The seventh annual Maitreya Festival will be held in a new location this weekend after the Central Goldfields Shire denied them a permit, after finding that the event had been running without the sanction of local council for three years.
Held every Labour Day weekend, the four day camping festival of arts and music features DJs from all around the world, such as USA’s Chromatone and the Growling Mad Scientists from the Netherlands.
Creativity is also a major part of the festival, with their official website urging punters to “Toll in the mud, draw in the sand, hug a stranger, join a workshop and just feel your inner artist explode.” Unfortunately, they have been forced to relocate after the local council denied them access to the site this year.
After winning a case in the Victorian Civil and Administrative Tribunal, the shire’s chief executive, Mark Johnston, said if the organisers weren’t willing to apply for a permit then the council didn’t want the festival, as The ABC reports.
“Well it’s a loss in the sense of people being in the community and potentially spending money,” he said, adding, “It’s not a loss in the sense that it would be somebody doing an illegal activity that should be regulated.”
Interestingly, the organisers had never been granted a permit from the local council in the past, despite taking place at the Carisbrook Racecourse and Recreation Reserve since 2011.
“It’s not a loss in the sense that it would be somebody doing an illegal activity that should be regulated.” – Mark Johnston, Central Goldfields Shire council.It seems the trance festival has been somewhat nomadic since its inception in 2007, and this isn’t the first time fears of its cancellation have arisen. The 2009 event was nearly cancelled as close to one day before it was due to begin when the local council of the proposed site, Wakiti Creek, deemed it unsafe, according to a forum. Thanks to a last minute approved venue change, it went ahead anyway.

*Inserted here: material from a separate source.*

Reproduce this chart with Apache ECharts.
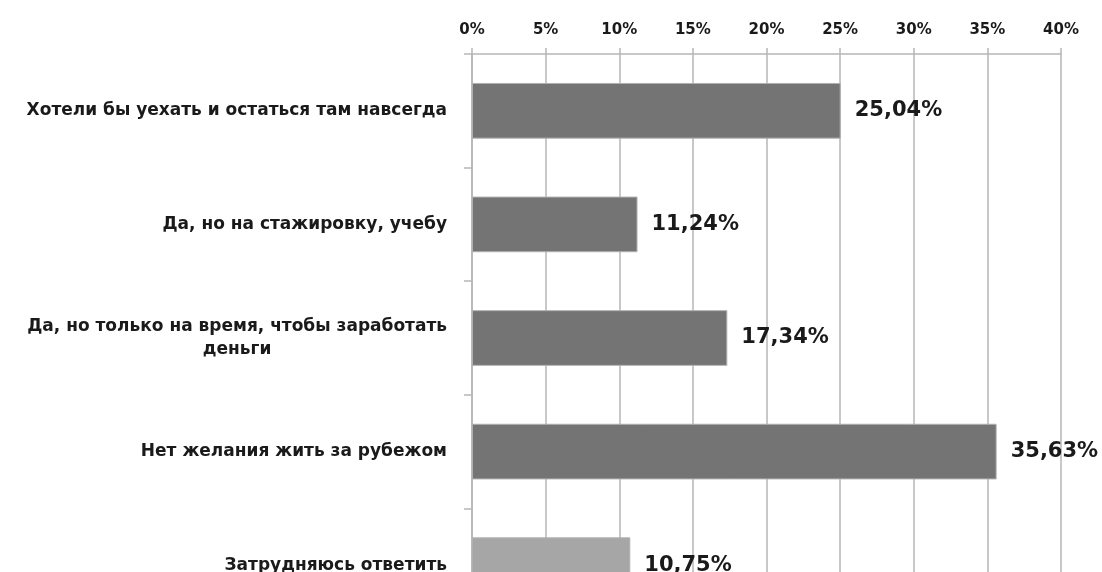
<!DOCTYPE html>
<html>
<head>
<meta charset="utf-8">
<script src="https://cdn.jsdelivr.net/npm/echarts@6/dist/echarts.min.js"></script>
<style>
  html, body { margin: 0; padding: 0; background: #ffffff; overflow: hidden; }
  #chart { width: 1102px; height: 640px; }
</style>
</head>
<body>
<div id="chart"></div>
<script>
// Survey answers: would you like to live abroad?
const categories = [
  'Хотели бы уехать и остаться там навсегда',
  'Да, но на стажировку, учебу',
  'Да, но только на время, чтобы заработать\nденьги',
  'Нет желания жить за рубежом',
  'Затрудняюсь ответить'
];
const shares = [25.04, 11.24, 17.34, 35.63, 10.75];
const axisTicks = [0, 5, 10, 15, 20, 25, 30, 35, 40];

const FONT = '"DejaVu Sans", sans-serif';
const GRID_COLOR = '#b6b6b6';
const BAR_DARK = '#747474';
const BAR_LIGHT = '#a6a6a6';

const chart = echarts.init(document.getElementById('chart'), null, { renderer: 'canvas' });

const barData = shares.map((v, i) => ({
  value: v,
  itemStyle: { color: i === shares.length - 1 ? BAR_LIGHT : BAR_DARK }
}));

chart.setOption({
  animation: false,
  backgroundColor: '#ffffff',
  grid: { left: 472, right: 41, top: 54, bottom: 18, containLabel: false },
  xAxis: {
    type: 'value',
    position: 'top',
    min: axisTicks[0],
    max: axisTicks[axisTicks.length - 1],
    interval: axisTicks[1] - axisTicks[0],
    axisLine: { show: true, lineStyle: { color: GRID_COLOR, width: 1.5 } },
    axisTick: { show: true, length: 6, lineStyle: { color: GRID_COLOR, width: 1.5 } },
    splitLine: { show: true, lineStyle: { color: GRID_COLOR, width: 1.5 } },
    axisLabel: {
      margin: 16,
      formatter: '{value}%',
      fontFamily: FONT,
      fontWeight: 'bold',
      fontSize: 15,
      color: '#1a1a1a'
    }
  },
  yAxis: {
    type: 'category',
    inverse: true,
    data: categories,
    axisLine: { show: true, lineStyle: { color: GRID_COLOR, width: 1.5 } },
    axisTick: { show: true, length: 8, alignWithLabel: false, lineStyle: { color: GRID_COLOR, width: 1.5 } },
    axisLabel: {
      margin: 25,
      formatter: (v) => v.split('\n').map(s => '{c|' + s + '}').join('\n'),
      rich: {
        c: {
          align: 'center',
          fontFamily: FONT,
          fontWeight: 'bold',
          fontSize: 17,
          lineHeight: 23,
          color: '#1a1a1a'
        }
      }
    }
  },
  series: [{
    type: 'bar',
    data: barData,
    barWidth: '49%',
    itemStyle: { borderColor: '#b0b0b0', borderWidth: 1 },
    label: {
      show: true,
      position: 'right',
      distance: 14,
      formatter: (p) => p.value.toFixed(2).replace('.', ',') + '%',
      fontFamily: FONT,
      fontWeight: 'bold',
      fontSize: 21,
      color: '#1a1a1a'
    }
  }]
});
</script>
</body>
</html>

That same tactic has been used for this year’s Maitreya, with the town of Sea Lake, 300kms north-west of Melbourne, stated as the new location on their website. This late announcement has elicited a negative response on their Facebook page, some posters complaining of its distance from Melbourne. One in particular told the organisers to “kill yourselfs [sic.].”
Despite the apparent legitimacy of the venue, the Buloke Shire told the ABC yesterday that they are “yet to rule on whether to grant a permit.”
Council permits, or lack thereof, have posed a threat to festivals in the past, most notably Rainbow Serpent in January this year. After 16 years at the same site, the Pyrenees Shire Council hadn’t granted them a Places Of Public Entertainment (POPE) permit less than a week before its scheduled opening because of a change in the festival’s safety service providers.
After a roundtable conference between organisers Green Ant Productions and the local council, all the necessary permits were granted at the eleventh hour. In the end, despite a lower attendance rate than usual, Pyrenees Shire Mayor Michael O’Connor said the festival attendees were “well behaved” and expects it to return next year.
With less than three days til its proposed kick-off, Maitreya’s fate still hangs in the balance.